9. Provide Physical Activity
That testosterone is increasing rapidly, and is partly responsible for increasing boys’ muscle size. Therefore, one of the healthiest things for boys to do is physical activity. Provide lots of opportunities for your son to let off steam by running, climbing, swimming, jumping, kicking, etc!
Let him try out his growing strength with some appropriate tussling with his friends. It may slightly freak you out, but it is good for our sweet sons to exercise their muscles in whatever way they can.
10. Teach Him What To Expect
Our tweens and early teens go through such rapid bodily changes, and I want to encourage you, dear one, to be the one to explain those anomalies to your son. Don’t let his peers do it for you. They may get it wrong, or share it crudely. The ideal is for you or your husband to be the ones to teach your son about his hormones and what to expect as his body and thought patterns change. It’ll be such a relief to be assured that all he’s going through is normal.
On that same note, point out your boy’s lovely physical features to him.

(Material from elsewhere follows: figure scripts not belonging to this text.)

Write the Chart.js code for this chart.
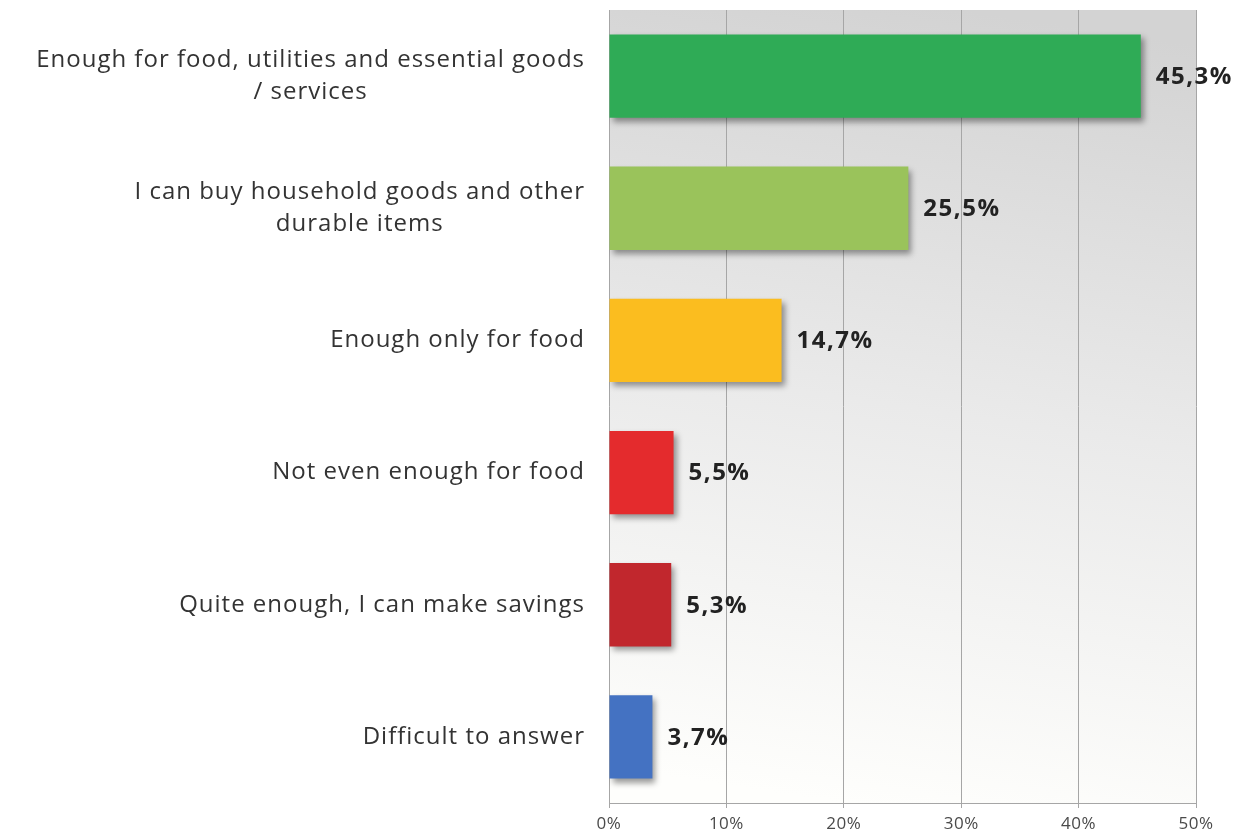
<!DOCTYPE html>
<html>
<head>
<meta charset="utf-8">
<script src="https://cdn.jsdelivr.net/npm/chart.js@4/dist/chart.umd.min.js"></script>
<style>
  html, body { margin: 0; padding: 0; background: #ffffff; }
  #wrap { width: 1242px; height: 840px; }
</style>
</head>
<body>
<div id="wrap"><canvas id="c" width="1242" height="840"></canvas></div>
<script>
const categories = [
  ["Enough for food, utilities and essential goods", "/ services"],
  ["I can buy household goods and other", "durable items"],
  ["Enough only for food"],
  ["Not even enough for food"],
  ["Quite enough, I can make savings"],
  ["Difficult to answer"]
];
const values = [45.3, 25.5, 14.7, 5.5, 5.3, 3.7];
const valueLabels = ["45,3%", "25,5%", "14,7%", "5,5%", "5,3%", "3,7%"];
const barColors = ["#2fab56", "#9ac35b", "#fbbd1f", "#e42b2d", "#c1272d", "#4472c2"];
const xTicks = [0, 10, 20, 30, 40, 50];

const FONT = "'Open Sans', 'DejaVu Sans', sans-serif";

const bgPlugin = {
  id: 'bg',
  beforeDraw(chart) {
    const { ctx, chartArea: a } = chart;
    const w = a.right - a.left;
    const g = ctx.createLinearGradient(a.left + w * 0.6, a.top, a.left + w * 0.4, a.bottom);
    g.addColorStop(0, '#d3d3d3');
    g.addColorStop(0.5, '#eaeaea');
    g.addColorStop(1, '#fefefc');
    ctx.save();
    ctx.fillStyle = g;
    ctx.fillRect(a.left, a.top, w, a.bottom - a.top);
    ctx.restore();
    ctx.letterSpacing = '0.5px';
  }
};

const shadowPlugin = {
  id: 'shadow',
  beforeDatasetsDraw(chart) {
    const ctx = chart.ctx;
    ctx.save();
    ctx.shadowColor = 'rgba(0,0,0,0.4)';
    ctx.shadowBlur = 6;
    ctx.shadowOffsetX = 3;
    ctx.shadowOffsetY = 4;
  },
  afterDatasetsDraw(chart) {
    const ctx = chart.ctx;
    ctx.restore();
    const meta = chart.getDatasetMeta(0);
    ctx.save();
    ctx.font = "bold 24px " + FONT;
    ctx.letterSpacing = '1.5px';
    ctx.fillStyle = '#222222';
    ctx.textAlign = 'left';
    ctx.textBaseline = 'middle';
    meta.data.forEach((bar, i) => {
      ctx.fillText(valueLabels[i], bar.x + 15, bar.y + 1);
    });
    ctx.restore();
  }
};

const yLabelPlugin = {
  id: 'ylabels',
  afterDraw(chart) {
    const { ctx } = chart;
    const ys = chart.scales.y;
    const rightEdge = 585;
    const lineH = 32;
    ctx.save();
    ctx.font = "24px " + FONT;
    ctx.letterSpacing = '1px';
    ctx.fillStyle = '#333333';
    ctx.textBaseline = 'middle';
    categories.forEach((lines, i) => {
      const y = ys.getPixelForValue(i);
      const widths = lines.map(l => ctx.measureText(l).width);
      const maxW = Math.max(...widths);
      const cx = rightEdge - maxW / 2;
      const y0 = y - (lines.length - 1) * lineH / 2;
      lines.forEach((l, k) => {
        ctx.textAlign = lines.length > 1 ? 'center' : 'right';
        ctx.fillText(l, lines.length > 1 ? cx : rightEdge, y0 + k * lineH);
      });
    });
    ctx.restore();
  }
};

new Chart(document.getElementById('c'), {
  type: 'bar',
  data: {
    labels: categories,
    datasets: [{
      data: values,
      backgroundColor: barColors,
      borderWidth: 0,
      barPercentage: 0.63,
      categoryPercentage: 1.0
    }]
  },
  options: {
    indexAxis: 'y',
    responsive: false,
    animation: false,
    layout: { padding: { top: 10, right: 46, left: 0, bottom: 0 } },
    plugins: { legend: { display: false }, tooltip: { enabled: false } },
    scales: {
      x: {
        min: 0, max: 50,
        afterBuildTicks(scale) { scale.ticks = xTicks.map(v => ({ value: v })); },
        afterFit(scale) { scale.height = 37; },
        ticks: {
          callback: v => v + '%',
          color: '#4a4a4a',
          font: { family: FONT, size: 17 },
          padding: 6,
          maxRotation: 0
        },
        grid: { color: '#a6a6a6', lineWidth: 1, drawTicks: true, tickLength: 5, tickColor: '#a6a6a6' },
        border: { display: true, color: '#a6a6a6' }
      },
      y: {
        afterFit(scale) { scale.width = 609; },
        ticks: { display: false },
        grid: { display: false },
        border: { display: false }
      }
    }
  },
  plugins: [bgPlugin, shadowPlugin, yLabelPlugin]
});
</script>
</body>
</html>
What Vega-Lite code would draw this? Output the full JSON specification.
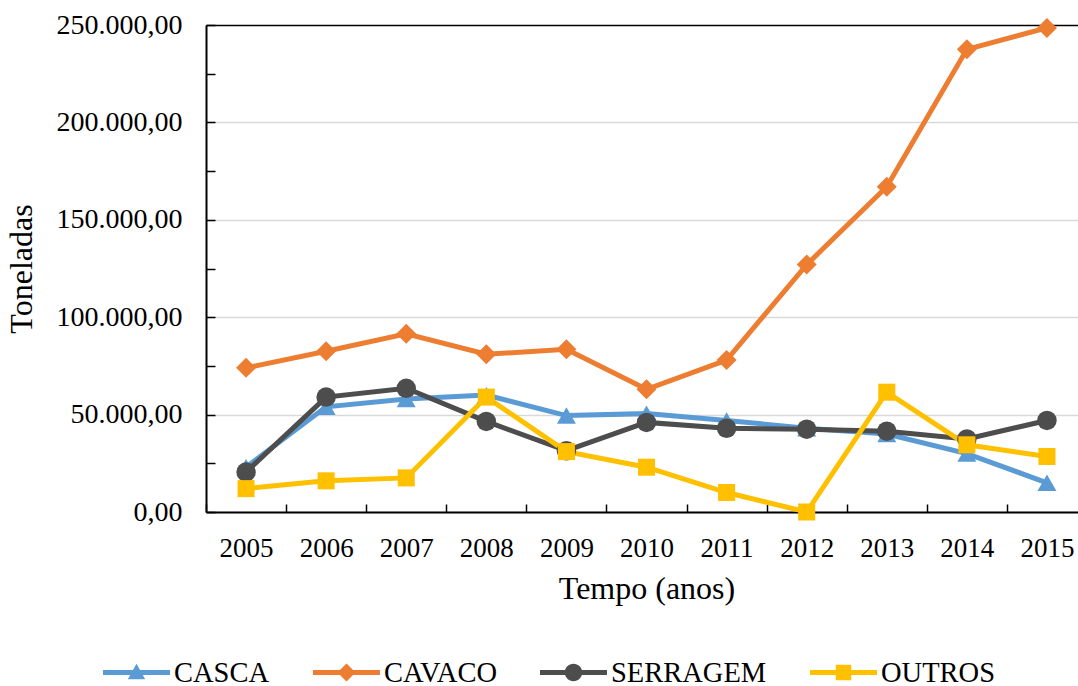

Noses and feet grow first, so these can look somewhat out of proportion at some stages. He may find himself feeling quite self-conscious, and even clumsy. Did you know that arms and legs can literally grow overnight?! It’s not easy learning to live daily with an ever-changing body. Try to recall how awkward you were as a teen, and be kind and sympathetic to your developing young man.
You’ll do great, my friend! Remember our God’s beautiful encouragement to us moms:
And let us not grow weary of doing good, for in due season we will reap, if we do not give up.
How are you doing as a mom of a tween boy? If you’ve passed that stage, are there any additional pieces of advice you can give?